Time, I should note, is something of a resource. The game has an internal clock and hours pass as we move through it. Morning becomes noon and then evening falls. Depending on the time of day, different characters and places may become inaccessible or the other way around. However, time only passes when we choose dialogue options. Simply walking around doesn’t advance it even by a minute. This lets this element be pleasantly realistic instead of applying pressure.
A very curious feature that bears mentioning is the Thought Cabinet. During the course of the game, we will have thoughts on various topics. We can then internalize those thoughts using our Thought Cabinet. Which thoughts we get frequently depends on our choices. Internalizing a thought takes time and often gives us penalties to skills while we do. Once it’s finished, we receive benefits, but often also penalties, as well as insights about some part of the story.
This element of gameplay is, sadly, rather imperfect. We have a limited number of slots for thoughts, and have to buy further ones with experience. While internalizing a thought, we can take it out and save it for later, but once it’s finished, it’s stuck there. We have to pay extra experience to remove it, and then it’s gone for good. Since benefits from thoughts can be very much a double-edged sword, we can end up paying XP to internalize a thought and then pay it again to get rid of it.

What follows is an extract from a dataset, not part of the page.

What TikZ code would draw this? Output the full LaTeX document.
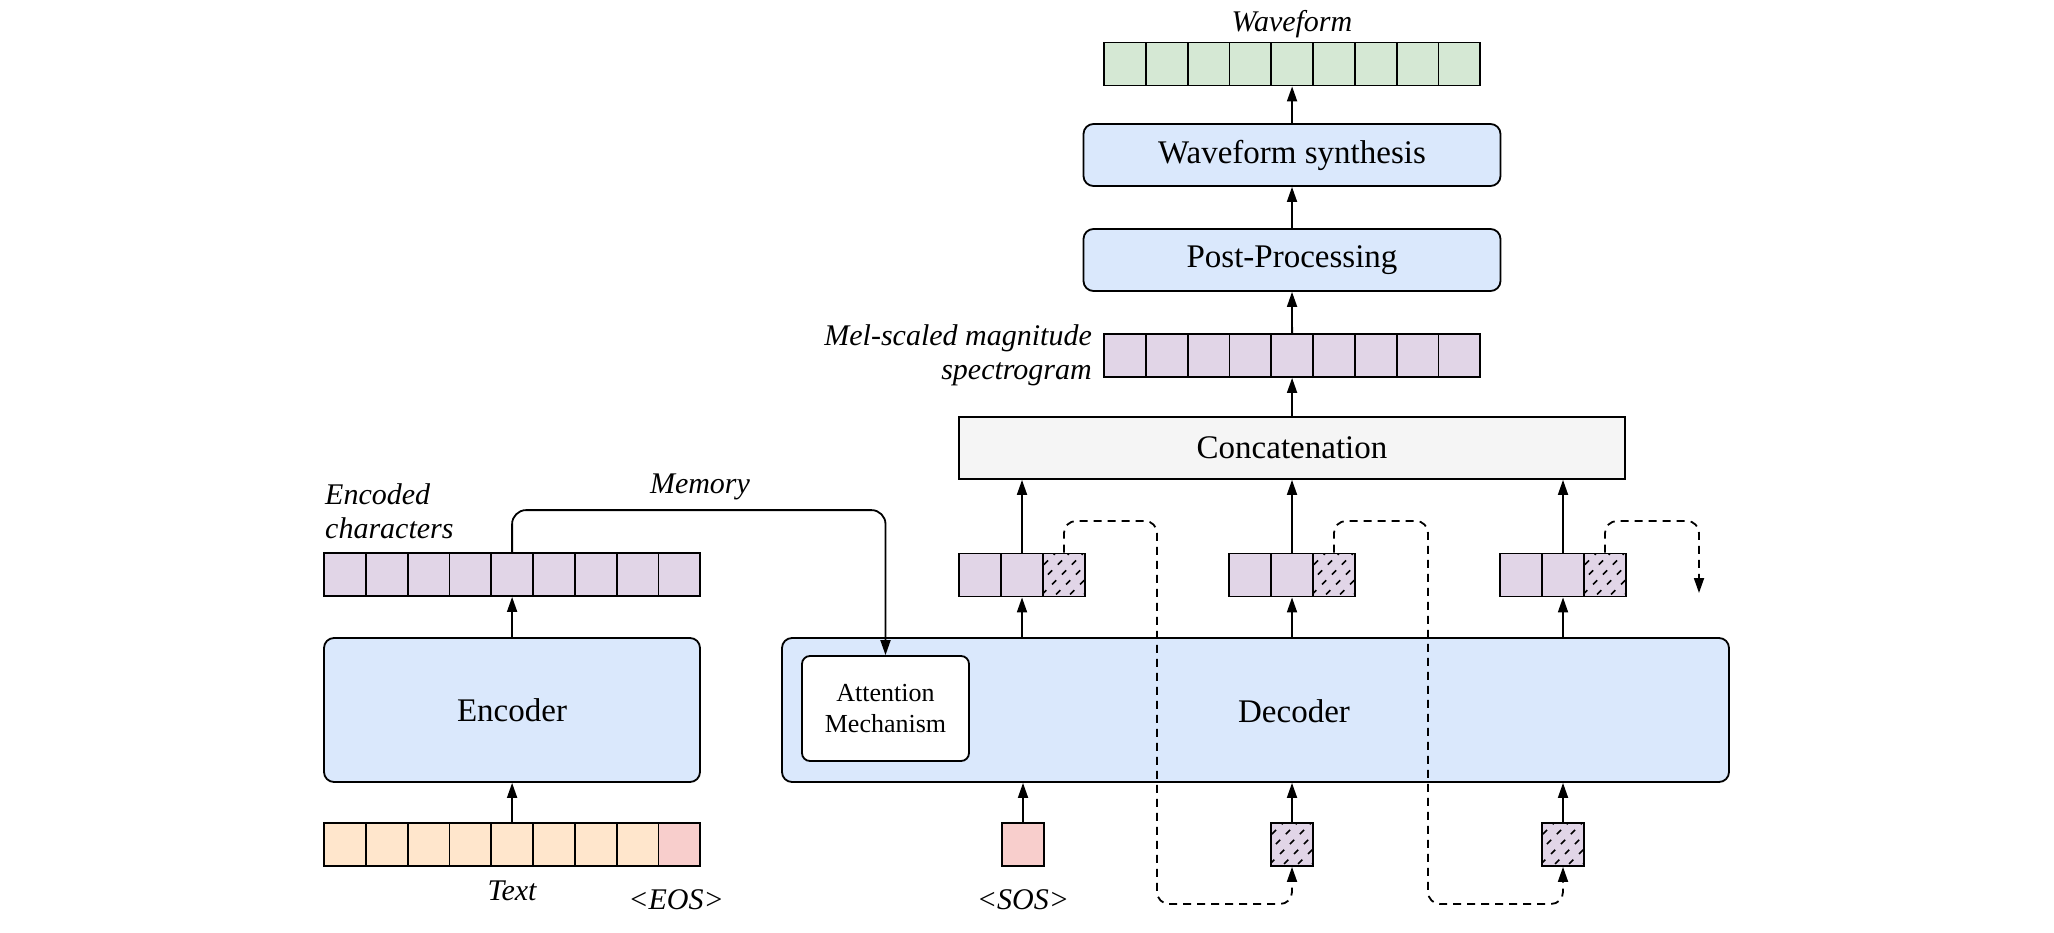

Another thing that will help us make checks and use our skills is clothing. Different articles of clothing give us bonuses and penalties, so we will often dress up for the purposes of a specific check. Which will result in rather… original combinations. Our protagonist has a shabby, haphazard look regardless of what he wears, though.
Disco Elysium really is one of a kind and I sincerely hope it proves an inspiration to the rather stale RPG genre. It shows that a truly story-driven game is possible, while keeping RPG mechanics. And it does so in its own quirky, philosophical, off-beat style. You will not regret trying it.